[Code that draws figures]
· · · · ·
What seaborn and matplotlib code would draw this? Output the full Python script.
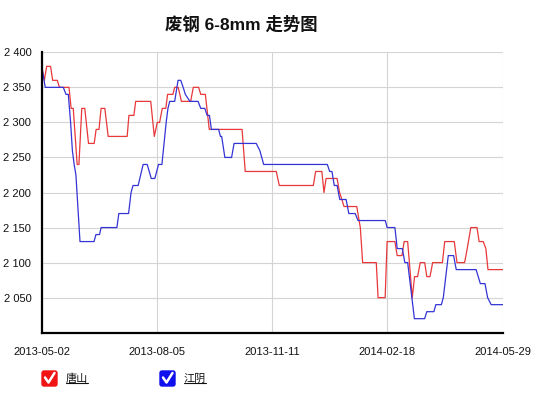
import numpy as np
import pandas as pd
import matplotlib
matplotlib.use("Agg")
import matplotlib.pyplot as plt
import seaborn as sns
from matplotlib.ticker import FuncFormatter, FixedLocator
from matplotlib.patches import FancyBboxPatch
from matplotlib.lines import Line2D
from matplotlib.transforms import IdentityTransform

# ---------------- data ----------------
title = "废钢 6-8mm 走势图"
series_names = ["唐山", "江阴"]
series_colors = ["#e8383a", "#3434d6"]
legend_colors = ["#f01414", "#1010ee"]

x_tick_pos = [0, 65, 130, 195, 260]
x_tick_labels = ["2013-05-02", "2013-08-05", "2013-11-11", "2014-02-18", "2014-05-29"]
y_ticks = [2050, 2100, 2150, 2200, 2250, 2300, 2350, 2400]
y_range = [2000, 2400]

# 唐山 (trading-day position, price)
ts_t = [0, 1.5, 2.8, 5, 6.2, 8.8, 10, 15.4, 16.6, 17.8, 20, 21, 22.6, 24.3, 26.4, 29.6,
        30.7, 32.3, 33.5, 35.6, 37.5, 48.2, 49.2, 52, 53, 61.5, 63.5, 65.2, 66.5, 68, 70,
        71, 74, 75, 77, 78.8, 84, 85.5, 88.5, 89.7, 92.3, 94.5, 113, 114.8, 132.3, 134,
        153.2, 154.5, 158, 159.2, 160.4, 166.6, 168, 169.3, 170.5, 177.7, 179, 179.7, 181,
        188.7, 189.7, 193.7, 194.8, 199.2, 200.5, 203.2, 204.4, 206.4, 209, 210.3, 212,
        213.5, 216, 217.2, 219, 220.5, 226, 227.3, 232.7, 234.2, 238.5, 240, 242, 245.5,
        246.7, 249, 250.5, 251.7, 260]
ts_price = [2380, 2360, 2380, 2380, 2360, 2360, 2350, 2350, 2320, 2320, 2240, 2240, 2320, 2320, 2270, 2270,
            2290, 2290, 2320, 2320, 2280, 2280, 2310, 2310, 2330, 2330, 2280, 2300, 2300, 2320, 2320,
            2340, 2340, 2350, 2350, 2330, 2330, 2350, 2350, 2340, 2340, 2290, 2290, 2230, 2230, 2210,
            2210, 2230, 2230, 2200, 2220, 2220, 2200, 2190, 2180, 2180, 2160, 2150, 2100,
            2100, 2050, 2050, 2130, 2130, 2110, 2110, 2130, 2130, 2050, 2080, 2080,
            2100, 2100, 2080, 2080, 2100, 2100, 2130, 2130, 2100, 2100, 2120, 2150, 2150,
            2130, 2130, 2120, 2090, 2090]

# 江阴 (trading-day position, price)
jy_t = [0, 2, 12.2, 13.7, 15, 16.3, 17.3, 18.3, 19.3, 21.6, 29.5, 30.6, 32.6, 33.5, 42.4,
        43.5, 49, 50.4, 51.5, 54.4, 57.2, 59.5, 61.8, 63.8, 65.9, 67.8, 70.2, 71.2, 72.2,
        75, 76.9, 78.4, 79.8, 81, 83.6, 88.2, 89.7, 92, 93.3, 94.6, 95.7, 99.8, 100.8,
        101.5, 103.3, 107.1, 108.5, 121, 123, 125.2, 161.1, 162.4, 163.7, 165, 166.6,
        168.1, 171.7, 173.2, 176.8, 178.4, 193.8, 194.8, 199.2, 200.5, 203.4, 204.8,
        206.4, 210.2, 216, 217.2, 221.2, 222.3, 225.4, 226.5, 229.3, 232.3, 233.8, 245,
        247.4, 250, 251.5, 253.5, 260]
jy_price = [2380, 2350, 2350, 2340, 2340, 2300, 2260, 2240, 2225, 2130, 2130, 2140, 2140, 2150, 2150,
            2170, 2170, 2200, 2210, 2210, 2240, 2240, 2220, 2220, 2240, 2240, 2300, 2320, 2330,
            2330, 2360, 2360, 2350, 2340, 2330, 2330, 2320, 2320, 2310, 2310, 2290, 2290, 2280,
            2280, 2250, 2250, 2270, 2270, 2260, 2240, 2240, 2230, 2230, 2210, 2210,
            2190, 2190, 2170, 2170, 2160, 2160, 2150, 2150, 2120, 2120, 2100,
            2100, 2020, 2020, 2030, 2030, 2040, 2040, 2050, 2110, 2110, 2090, 2090,
            2070, 2070, 2050, 2040, 2040]

df = pd.concat([
    pd.DataFrame({"t": ts_t, "price": ts_price, "city": series_names[0]}),
    pd.DataFrame({"t": jy_t, "price": jy_price, "city": series_names[1]}),
], ignore_index=True)

# ---------------- figure ----------------
sns.set_theme(style="white")
plt.rcParams["font.family"] = ["Liberation Sans", "Noto Sans CJK SC", "DejaVu Sans"]

W, H, DPI = 539, 399, 100
fig = plt.figure(figsize=(W / DPI, H / DPI), dpi=DPI)
fig.patch.set_facecolor("white")

left_px, right_px, top_px, bottom_px = 41.7, 502.7, 52.3, 332.7
ax = fig.add_axes([left_px / W, 1 - bottom_px / H,
                   (right_px - left_px) / W, (bottom_px - top_px) / H])

sns.lineplot(data=df, x="t", y="price", hue="city",
             palette=dict(zip(series_names, series_colors)),
             estimator=None, sort=False, linewidth=0.9, legend=False, ax=ax)

ax.set_xlim(x_tick_pos[0], x_tick_pos[-1])
ax.set_ylim(*y_range)
ax.xaxis.set_major_locator(FixedLocator(x_tick_pos))
ax.set_xticklabels(x_tick_labels)
ax.yaxis.set_major_locator(FixedLocator(y_ticks))
ax.yaxis.set_major_formatter(FuncFormatter(lambda v, _: f"{int(v):,}".replace(",", " ")))
ax.set_xlabel("")
ax.set_ylabel("")

ax.grid(True, color="#d4d4d4", linewidth=0.8)
ax.set_axisbelow(True)
for s in ["top", "right"]:
    ax.spines[s].set_visible(False)
for s in ["left", "bottom"]:
    ax.spines[s].set_color("black")
    ax.spines[s].set_linewidth(1.6)
ax.tick_params(axis="both", direction="out", length=4.5, width=0.9, color="black",
               labelsize=8, labelcolor="#111111")
ax.tick_params(axis="x", pad=6)
ax.tick_params(axis="y", pad=3)

# title
fig.text(241 / W, 1 - 24 / H, title, ha="center", va="center", fontsize=12.5,
         fontweight="bold", color="#111111")

# legend (checkbox style)
ident = IdentityTransform()
legend_x = [42, 160]
texts = []
for name, col, x0 in zip(series_names, legend_colors, legend_x):
    y0 = H - 386
    box = FancyBboxPatch((x0, y0), 15, 15, boxstyle="round,pad=0,rounding_size=2",
                         facecolor=col, edgecolor=col, transform=ident)
    fig.add_artist(box)
    chk = Line2D([x0 + 3, x0 + 6.5, x0 + 12.5], [y0 + 8.5, y0 + 3.5, y0 + 13],
                 color="white", linewidth=1.8, transform=ident,
                 solid_capstyle="round", solid_joinstyle="round")
    fig.add_artist(chk)
    t = fig.text(x0 + 23.5, y0 + 7.5, name, ha="left", va="center", fontsize=8,
                 color="#111111", transform=ident,
                 family=["Noto Sans CJK SC", "DejaVu Sans"])
    texts.append(t)

fig.canvas.draw()
renderer = fig.canvas.get_renderer()
for t in texts:
    bb = t.get_window_extent(renderer)
    fig.add_artist(Line2D([bb.x0, bb.x1], [bb.y0 + 0.5, bb.y0 + 0.5], color="#111111",
                          linewidth=0.8, transform=ident))

fig.savefig("out.png", dpi=DPI)
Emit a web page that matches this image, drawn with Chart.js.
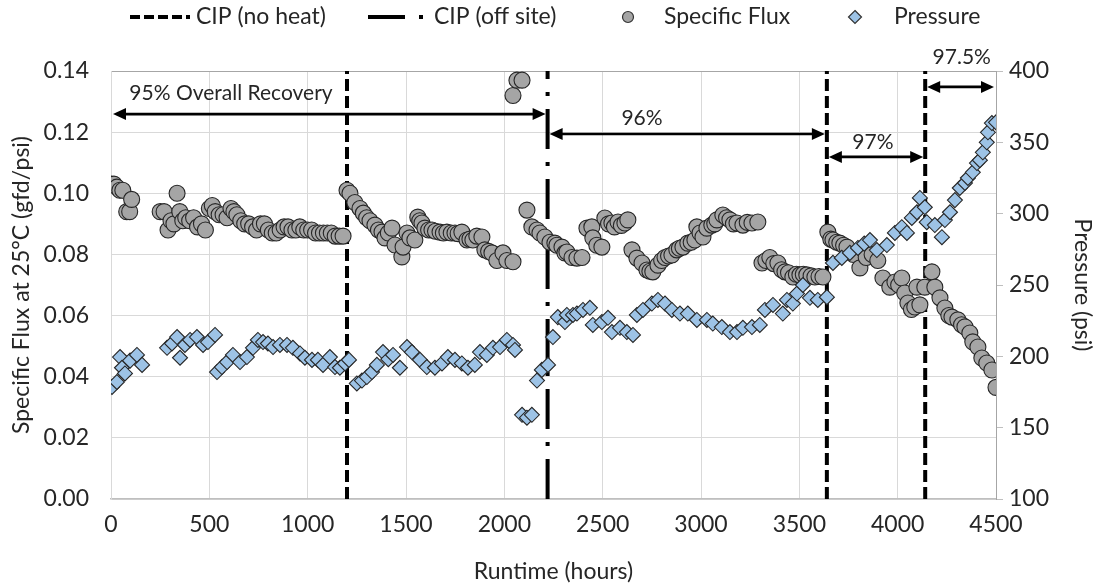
· · · · ·
Short task: Print the complete listing exactly as it stands, without its pictures.

Solution to this exercise:
What seaborn and matplotlib code would draw this? Output the full Python script.
import numpy as np
import pandas as pd
import matplotlib
matplotlib.use("Agg")
import matplotlib.pyplot as plt
import seaborn as sns
from matplotlib.ticker import FuncFormatter, FixedLocator
from matplotlib.patches import FancyBboxPatch
from matplotlib.lines import Line2D
from matplotlib.transforms import IdentityTransform

# ---------------- data ----------------
title = "废钢 6-8mm 走势图"
series_names = ["唐山", "江阴"]
series_colors = ["#e8383a", "#3434d6"]
legend_colors = ["#f01414", "#1010ee"]

x_tick_pos = [0, 65, 130, 195, 260]
x_tick_labels = ["2013-05-02", "2013-08-05", "2013-11-11", "2014-02-18", "2014-05-29"]
y_ticks = [2050, 2100, 2150, 2200, 2250, 2300, 2350, 2400]
y_range = [2000, 2400]

# 唐山 (trading-day position, price)
ts_t = [0, 1.5, 2.8, 5, 6.2, 8.8, 10, 15.4, 16.6, 17.8, 20, 21, 22.6, 24.3, 26.4, 29.6,
        30.7, 32.3, 33.5, 35.6, 37.5, 48.2, 49.2, 52, 53, 61.5, 63.5, 65.2, 66.5, 68, 70,
        71, 74, 75, 77, 78.8, 84, 85.5, 88.5, 89.7, 92.3, 94.5, 113, 114.8, 132.3, 134,
        153.2, 154.5, 158, 159.2, 160.4, 166.6, 168, 169.3, 170.5, 177.7, 179, 179.7, 181,
        188.7, 189.7, 193.7, 194.8, 199.2, 200.5, 203.2, 204.4, 206.4, 209, 210.3, 212,
        213.5, 216, 217.2, 219, 220.5, 226, 227.3, 232.7, 234.2, 238.5, 240, 242, 245.5,
        246.7, 249, 250.5, 251.7, 260]
ts_price = [2380, 2360, 2380, 2380, 2360, 2360, 2350, 2350, 2320, 2320, 2240, 2240, 2320, 2320, 2270, 2270,
            2290, 2290, 2320, 2320, 2280, 2280, 2310, 2310, 2330, 2330, 2280, 2300, 2300, 2320, 2320,
            2340, 2340, 2350, 2350, 2330, 2330, 2350, 2350, 2340, 2340, 2290, 2290, 2230, 2230, 2210,
            2210, 2230, 2230, 2200, 2220, 2220, 2200, 2190, 2180, 2180, 2160, 2150, 2100,
            2100, 2050, 2050, 2130, 2130, 2110, 2110, 2130, 2130, 2050, 2080, 2080,
            2100, 2100, 2080, 2080, 2100, 2100, 2130, 2130, 2100, 2100, 2120, 2150, 2150,
            2130, 2130, 2120, 2090, 2090]

# 江阴 (trading-day position, price)
jy_t = [0, 2, 12.2, 13.7, 15, 16.3, 17.3, 18.3, 19.3, 21.6, 29.5, 30.6, 32.6, 33.5, 42.4,
        43.5, 49, 50.4, 51.5, 54.4, 57.2, 59.5, 61.8, 63.8, 65.9, 67.8, 70.2, 71.2, 72.2,
        75, 76.9, 78.4, 79.8, 81, 83.6, 88.2, 89.7, 92, 93.3, 94.6, 95.7, 99.8, 100.8,
        101.5, 103.3, 107.1, 108.5, 121, 123, 125.2, 161.1, 162.4, 163.7, 165, 166.6,
        168.1, 171.7, 173.2, 176.8, 178.4, 193.8, 194.8, 199.2, 200.5, 203.4, 204.8,
        206.4, 210.2, 216, 217.2, 221.2, 222.3, 225.4, 226.5, 229.3, 232.3, 233.8, 245,
        247.4, 250, 251.5, 253.5, 260]
jy_price = [2380, 2350, 2350, 2340, 2340, 2300, 2260, 2240, 2225, 2130, 2130, 2140, 2140, 2150, 2150,
            2170, 2170, 2200, 2210, 2210, 2240, 2240, 2220, 2220, 2240, 2240, 2300, 2320, 2330,
            2330, 2360, 2360, 2350, 2340, 2330, 2330, 2320, 2320, 2310, 2310, 2290, 2290, 2280,
            2280, 2250, 2250, 2270, 2270, 2260, 2240, 2240, 2230, 2230, 2210, 2210,
            2190, 2190, 2170, 2170, 2160, 2160, 2150, 2150, 2120, 2120, 2100,
            2100, 2020, 2020, 2030, 2030, 2040, 2040, 2050, 2110, 2110, 2090, 2090,
            2070, 2070, 2050, 2040, 2040]

df = pd.concat([
    pd.DataFrame({"t": ts_t, "price": ts_price, "city": series_names[0]}),
    pd.DataFrame({"t": jy_t, "price": jy_price, "city": series_names[1]}),
], ignore_index=True)

# ---------------- figure ----------------
sns.set_theme(style="white")
plt.rcParams["font.family"] = ["Liberation Sans", "Noto Sans CJK SC", "DejaVu Sans"]

W, H, DPI = 539, 399, 100
fig = plt.figure(figsize=(W / DPI, H / DPI), dpi=DPI)
fig.patch.set_facecolor("white")

left_px, right_px, top_px, bottom_px = 41.7, 502.7, 52.3, 332.7
ax = fig.add_axes([left_px / W, 1 - bottom_px / H,
                   (right_px - left_px) / W, (bottom_px - top_px) / H])

sns.lineplot(data=df, x="t", y="price", hue="city",
             palette=dict(zip(series_names, series_colors)),
             estimator=None, sort=False, linewidth=0.9, legend=False, ax=ax)

ax.set_xlim(x_tick_pos[0], x_tick_pos[-1])
ax.set_ylim(*y_range)
ax.xaxis.set_major_locator(FixedLocator(x_tick_pos))
ax.set_xticklabels(x_tick_labels)
ax.yaxis.set_major_locator(FixedLocator(y_ticks))
ax.yaxis.set_major_formatter(FuncFormatter(lambda v, _: f"{int(v):,}".replace(",", " ")))
ax.set_xlabel("")
ax.set_ylabel("")

ax.grid(True, color="#d4d4d4", linewidth=0.8)
ax.set_axisbelow(True)
for s in ["top", "right"]:
    ax.spines[s].set_visible(False)
for s in ["left", "bottom"]:
    ax.spines[s].set_color("black")
    ax.spines[s].set_linewidth(1.6)
ax.tick_params(axis="both", direction="out", length=4.5, width=0.9, color="black",
               labelsize=8, labelcolor="#111111")
ax.tick_params(axis="x", pad=6)
ax.tick_params(axis="y", pad=3)

# title
fig.text(241 / W, 1 - 24 / H, title, ha="center", va="center", fontsize=12.5,
         fontweight="bold", color="#111111")

# legend (checkbox style)
ident = IdentityTransform()
legend_x = [42, 160]
texts = []
for name, col, x0 in zip(series_names, legend_colors, legend_x):
    y0 = H - 386
    box = FancyBboxPatch((x0, y0), 15, 15, boxstyle="round,pad=0,rounding_size=2",
                         facecolor=col, edgecolor=col, transform=ident)
    fig.add_artist(box)
    chk = Line2D([x0 + 3, x0 + 6.5, x0 + 12.5], [y0 + 8.5, y0 + 3.5, y0 + 13],
                 color="white", linewidth=1.8, transform=ident,
                 solid_capstyle="round", solid_joinstyle="round")
    fig.add_artist(chk)
    t = fig.text(x0 + 23.5, y0 + 7.5, name, ha="left", va="center", fontsize=8,
                 color="#111111", transform=ident,
                 family=["Noto Sans CJK SC", "DejaVu Sans"])
    texts.append(t)

fig.canvas.draw()
renderer = fig.canvas.get_renderer()
for t in texts:
    bb = t.get_window_extent(renderer)
    fig.add_artist(Line2D([bb.x0, bb.x1], [bb.y0 + 0.5, bb.y0 + 0.5], color="#111111",
                          linewidth=0.8, transform=ident))

fig.savefig("out.png", dpi=DPI)
Emit a web page that matches this image, drawn with Chart.js.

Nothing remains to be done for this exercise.